Scientific and engineering corpora (such as published papers, white papers, or manuals) typically contain text and mathematical formulas. However, conventional search engines are limited when used against these corpora, as they only search the text describing mathematical formulas rather than the formulas themselves. Such Keyword search cannot take advantage of the rich information contained within the mathematical content. Math-aware search engines are thus prefered.

The primary objective of the BrushSearch project is to establish a state-of-the-art math-aware search system for scientific documents. The project also aims to provide an intuitive user interface that accepts handwritten mathematical formulas and supports natural gestures to specify constraints, wildcards, and user search preferences.

You might access the latest version of the web interace, know more about the research project below, or learn the features and usage of the BrushSearch system.

User Interface

The web user interface allows a user to write mathematical expressions using a pen or a mouse.
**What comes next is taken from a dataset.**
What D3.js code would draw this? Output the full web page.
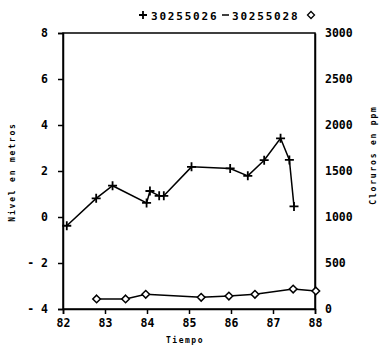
<!DOCTYPE html>
<html>
<head>
<meta charset="utf-8">
<script src="https://cdn.jsdelivr.net/npm/d3@7"></script>
<style>
  html, body { margin: 0; padding: 0; background: #fff; }
  svg { display: block; }
  text { font-family: "DejaVu Sans Mono", monospace; font-weight: bold; fill: #000; }
</style>
</head>
<body>
<script>
// Well 30255026: water level (m), left axis
const nivelYears  = [82.09, 82.79, 83.18, 83.99, 84.07, 84.29, 84.40, 85.06, 85.98, 86.40, 86.79, 87.18, 87.39, 87.50];
const nivelValues = [-0.38, 0.81, 1.36, 0.61, 1.13, 0.92, 0.92, 2.18, 2.11, 1.79, 2.47, 3.42, 2.48, 0.46];

// Well 30255028: chlorides (ppm), right axis
const clorYears  = [82.80, 83.49, 83.97, 85.29, 85.95, 86.57, 87.48, 88.02];
const clorValues = [109, 109, 160, 127, 141, 160, 217, 196];

// Axis ticks
const xTicks      = [82, 83, 84, 85, 86, 87, 88];
const leftTicks   = [-4, -2, 0, 2, 4, 6, 8];
const rightTicks  = [0, 500, 1000, 1500, 2000, 2500, 3000];

const W = 382, H = 347;
const m = { top: 33, right: 67, bottom: 38, left: 63 };

const svg = d3.select("body").append("svg").attr("width", W).attr("height", H);

const x  = d3.scaleLinear().domain([82, 88]).range([m.left, W - m.right]);
const yL = d3.scaleLinear().domain([-4, 8]).range([H - m.bottom, m.top]);
const yR = d3.scaleLinear().domain([0, 3000]).range([H - m.bottom, m.top]);

// Frame
svg.append("rect")
  .attr("x", m.left).attr("y", m.top)
  .attr("width", W - m.left - m.right).attr("height", H - m.top - m.bottom)
  .attr("fill", "none").attr("stroke", "#000").attr("stroke-width", 1.5);

// Bottom axis
const gx = svg.append("g").attr("transform", `translate(0,${H - m.bottom})`)
  .call(d3.axisBottom(x).tickValues(xTicks).tickSize(5).tickPadding(5).tickFormat(d3.format("d")));
gx.select(".domain").attr("stroke-width", 1.5);
gx.selectAll(".tick line").attr("stroke-width", 1.5);
gx.selectAll("text").attr("font-size", 11.5);

// Left axis
const gl = svg.append("g").attr("transform", `translate(${m.left},0)`)
  .call(d3.axisLeft(yL).tickValues(leftTicks).tickSize(5).tickPadding(10).tickFormat(d => d < 0 ? "- " + (-d) : d));
gl.select(".domain").attr("stroke-width", 1.5);
gl.selectAll(".tick line").attr("stroke-width", 1.5);
gl.selectAll("text").attr("font-size", 11.5);

// Right axis
const gr = svg.append("g").attr("transform", `translate(${W - m.right},0)`)
  .call(d3.axisRight(yR).tickValues(rightTicks).tickSize(0).tickPadding(10).tickFormat(d3.format("d")));
gr.select(".domain").attr("stroke-width", 1.5);
gr.selectAll("text").attr("font-size", 11.5);

// Axis titles
svg.append("text").attr("x", 185).attr("y", 343)
  .attr("text-anchor", "middle").attr("font-size", 8).attr("letter-spacing", 1.5)
  .text("Tiempo");
svg.append("text").attr("transform", "translate(15,172) rotate(-90)")
  .attr("text-anchor", "middle").attr("font-size", 8).attr("letter-spacing", 1.8)
  .text("Nivel en metros");
svg.append("text").attr("transform", "translate(376,155) rotate(-90)")
  .attr("text-anchor", "middle").attr("font-size", 8).attr("letter-spacing", 1.8)
  .text("Cloruros en ppm");

// Level series
const lineL = d3.line().x((d, i) => x(nivelYears[i])).y(d => yL(d));
svg.append("path").datum(nivelValues).attr("d", lineL)
  .attr("fill", "none").attr("stroke", "#000").attr("stroke-width", 1.5);
svg.append("g").selectAll("path").data(nivelValues).join("path")
  .attr("transform", (d, i) => `translate(${x(nivelYears[i])},${yL(d)})`)
  .attr("d", "M-4.5,0H4.5M0,-4.5V4.5")
  .attr("stroke", "#000").attr("stroke-width", 1.8);

// Chloride series
const lineR = d3.line().x((d, i) => x(clorYears[i])).y(d => yR(d));
svg.append("path").datum(clorValues).attr("d", lineR)
  .attr("fill", "none").attr("stroke", "#000").attr("stroke-width", 1.5);
svg.append("g").selectAll("path").data(clorValues).join("path")
  .attr("transform", (d, i) => `translate(${x(clorYears[i])},${yR(d)})`)
  .attr("d", "M0,-3.8L3.8,0L0,3.8L-3.8,0Z")
  .attr("fill", "#fff").attr("stroke", "#000").attr("stroke-width", 1.5);

// Legend
const leg = svg.append("g");
leg.append("path").attr("d", "M139,15H147M143,11V19").attr("stroke", "#000").attr("stroke-width", 1.8);
leg.append("text").attr("x", 151).attr("y", 19.5).attr("font-size", 11).attr("letter-spacing", 1.8).text("30255026");
leg.append("path").attr("d", "M222,15H229").attr("stroke", "#000").attr("stroke-width", 1.5);
leg.append("text").attr("x", 232).attr("y", 19.5).attr("font-size", 11).attr("letter-spacing", 1.8).text("30255028");
leg.append("path").attr("d", "M311,11.5L314.5,15L311,18.5L307.5,15Z")
  .attr("fill", "#fff").attr("stroke", "#000").attr("stroke-width", 1.3);
</script>
</body>
</html>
It then integrates with the recognizer to generate a LaTeX expression. One can also directly input the LaTeX expression and view the MathML of any LaTeX expression (supported by the LatexML library). The interface offers natural gestures to facilitate the writting process.

Users can choose alternatives for any subexpression to alter the top recognition result. One can also provide samples of his or her handwriting to personalize the recognizer.

Through the interface, the user can specify wildcards to be used during the search and other search preferences.

Users can choose a corpus to search and save and load previous queries. Please see the guide for more information about the features of the user interface.

Card image cap
Math Recognizer

The current version of the recognizer uses a grammar based approch. The recognizer generates recognition alternatives to the user to choose from in case the user wants to replace the top suggetsion. It also allows the user to provide samples for different symbols in order to better recognize one's own handwritting style.

We are working on developing a data driven recognizer that can be trained. For this purpose, we created a handwritten math generator that can generate multiple handwritten variations of latex expressions.

Search Engine

Our search engine utilizes Tangent-L, a math-aware search engine that is based on the Lucene framework. The search engine participated in the ARQMath Lab as the MathDowsers' team with promising result in 2020 and 2021. Tangent-L is described here, and more information about the MathDowsers' submissions and results can be found here.

We are working on incorporating proximity for better search results, for example, query keywords and formulas (or math tokens) appearing closer together in a document can be a strong signal for document relevancy. Partial investigation is documented in the ARQMath Lab Working Paper 2021.